Earlier today, I listened to a talk at Harvard STS by Tim O’Reilly about his new book on digital platforms and antitrust and governing the digital economy and its many algorithms more broadly.

The talk was for me an interesting benchmark in how my thinking has evolved around digital technology governance over the past few years.

As I did, O’Reilly comes from the world of Silicon Valley, and is quite familiar with the details and logics of the digital systems under discussion. His focus especially was on large platforms like Facebook, Google, Amazon and so on.

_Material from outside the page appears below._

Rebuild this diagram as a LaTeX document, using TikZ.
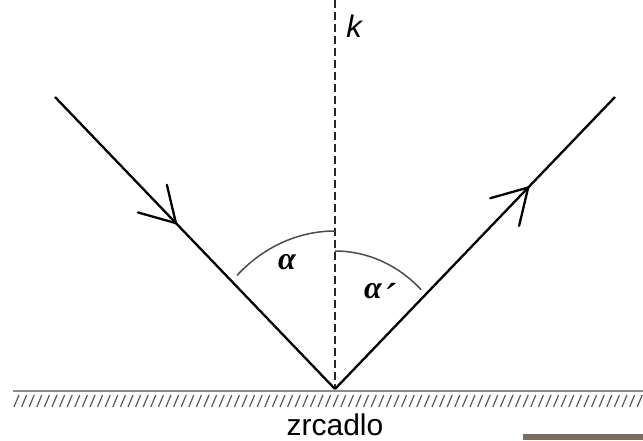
\documentclass[tikz,border=0pt]{standalone}
\usepackage{fontspec}
\setmainfont{Liberation Sans}
\newfontfamily\grk{Liberation Serif}
\usetikzlibrary{decorations.markings}
\tikzset{
  ray/.style={line width=2.3pt, black},
  vee/.style={postaction={decorate}, decoration={markings,
      mark=at position #1 with {\draw[line width=2.3pt, line join=miter, line cap=round] (-34pt,20pt) -- (0,0) -- (-34pt,-20pt);}}},
  normal/.style={line width=1.8pt, dash pattern=on 8pt off 4pt, black!85},
  anglearc/.style={line width=1.5pt, black!70},
  mirror/.style={line width=2.2pt, black!45},
  hatch/.style={line width=1.2pt, black!65},
  lbl/.style={font=\fontsize{30}{32}\selectfont, inner sep=0pt},
  greek/.style={font=\grk\bfseries\itshape\fontsize{32}{34}\selectfont, inner sep=0pt}
}
\begin{document}
\begin{tikzpicture}[x=1pt,y=1pt]
  \useasboundingbox[fill=white] (0,0) rectangle (643,440);
  % mirror
  \coordinate (ML) at (13,49);
  \coordinate (MR) at (643,49);
  \draw[mirror] (ML) -- (MR);
  \foreach \x in {14,21.6,...,640} {
    \draw[hatch] (\x,33) -- ++(5,12);
  }
  % points
  \coordinate (O) at (335,51);
  \coordinate (A) at (55,343);
  \coordinate (B) at (615,343);
  \coordinate (K) at (335,440);
  % normal
  \draw[normal] (K) -- (O);
  % rays
  \draw[ray, vee=0.432] (A) -- (O);
  \draw[ray, vee=0.69] (O) -- (B);
  % angle arcs
  \draw[anglearc] (O) ++(134:141 and 158) arc[start angle=134, end angle=90, x radius=141, y radius=158];
  \draw[anglearc] (O) ++(90:124 and 138) arc[start angle=90, end angle=46, x radius=124, y radius=138];
  % labels
  \node[lbl, font=\itshape\fontsize{31}{33}\selectfont] (k) at (354,414) {k};
  \node[lbl, anchor=base] (z) at (335,5) {zrcadlo};
  \node[greek] (a1) at (287,178) {α};
  \node[greek, anchor=base west] (a2) at (364,142) {α\hspace{3pt}\raisebox{-14pt}{\mdseries\upshape\fontsize{42}{44}\selectfont ´}};
  % stray strip at bottom right
  \fill[fill={rgb,255:red,125;green,108;blue,98}] (523,0) rectangle (643,6);
\end{tikzpicture}
\end{document}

He talked about how these systems (and their algorithms in particular) are designed primarily with particular “objective functions” in mind (clicks, watch time, whatever), and framed the problems of the digital tech world, then, as one of outdated or mis-targeted objective functions. If only we chose the right objective function, then the digital world might be more healthy, the talk seemed to suggest.

He also analogized this with the economy more broadly, noting that we similarly design economic policy “algorithms” (tax incentives etc.) to serve some objective function, which may increasingly be wrong, yielding increases in inequality etc. And so we must update the objectives to solve the problem rightly. O’Reilly invoked Al Roth and market design theory here, another pole of my intellectual influences.

In short, my read of O’Reilly’s take is that he does not take issue with the fundamental (largely technocratic) modes and mechanisms of governance – including the central role of data and algorithms – in these digital spaces. He does, however, feel that they ought to be refined, retargeted etc.

When I had just come out of the world of building digital technologies I had ideas that were in many ways consonant with Tim’s. I had been working in a role where I was myself a technocrat, concerned with the “right management” of a digital platform market. When I left that space for an academic path, intending to focus on broader questions in technology policy, I took with me many of the implicit governance assumptions that I’d internalized as a data scientists.

In short, I felt that governance of digital platforms through data (experiments etc.) was largely appropriate on some level, though perhaps with a broader set of more socially-oriented goals in mind. For example, in my first stint at the Berkman Klein Center, I can remember reading and being excited about so-called “Regulation 2.0” ideas (see, for example,1, and 2) along these lines1.

Throught my time in the tech world, I did have some serious seeds of anti-technocracy, though – in my prior work, I can remember having conversations with various colleagues about the lack of democratic input by platform participants into the various governance / design decisions that we were making, and so on.

Still, in listening to O’Reilly, I noticed how much my views have evolved. Here is the question that I typed out to put to Tim (though I did not submit it):

You talked about the importance of choosing / updating the right objective functions for defining the algorithm systems that govern much of the web. But isn’t it possible that the problem is not that we have chosen the wrong objective functions (or failed to update them), but more fundamentally that we have deferred so much of the governance of digital spaces (and economies!) to these “algorithmic” tools of relentless optimization, designed by technocrats (technologists, economists) vs. other modes of governance that e.g. embed more democratic oversight in system design?

Another thrust of concerns that I had fiddled with inserting here was around the implicit logics of “unintended consequences” in O’Reilly’s frame – i.e. the idea that various objective functions had been selected in a well-intended way, but that they became distorted e.g. by the narrow literalness of the computer’s understanding in ways that “we” did not expected. Unintended for who? As one of the commentators elegantly put it: who is this we, and what about those of us that may not feel included in it?

Contra my initial perspectives on these topics (more in line with O’Reilly), I notice here the seeds (or perhaps now saplings) of various intellectual influences that I have encountered since departing from the corporate tech world:

  1. Jasanoffian science and technology studies (STS)
  2. Law & political economy (LPE) work on antitrust in the digital world (especially by Lina Khan & K. Sabeel Rahman)
  3. Projects like J. Nathan Mathias’s Citizens & Technology Lab (previously CivilServant) and the platform cooperativism movement.
  4. Interaction with the blockchain world

While these influences may seem disparate, they intertwine for me in mutually questioning the implicit technocratic logics of corporate tech platform governance and, in different ways and different settings, injecting greater democratic input into the governance of digital spaces.

  1. I haven’t revisited these ideas in a while, so I am not sure what I would think about them these days. It would be interesting to explore them again.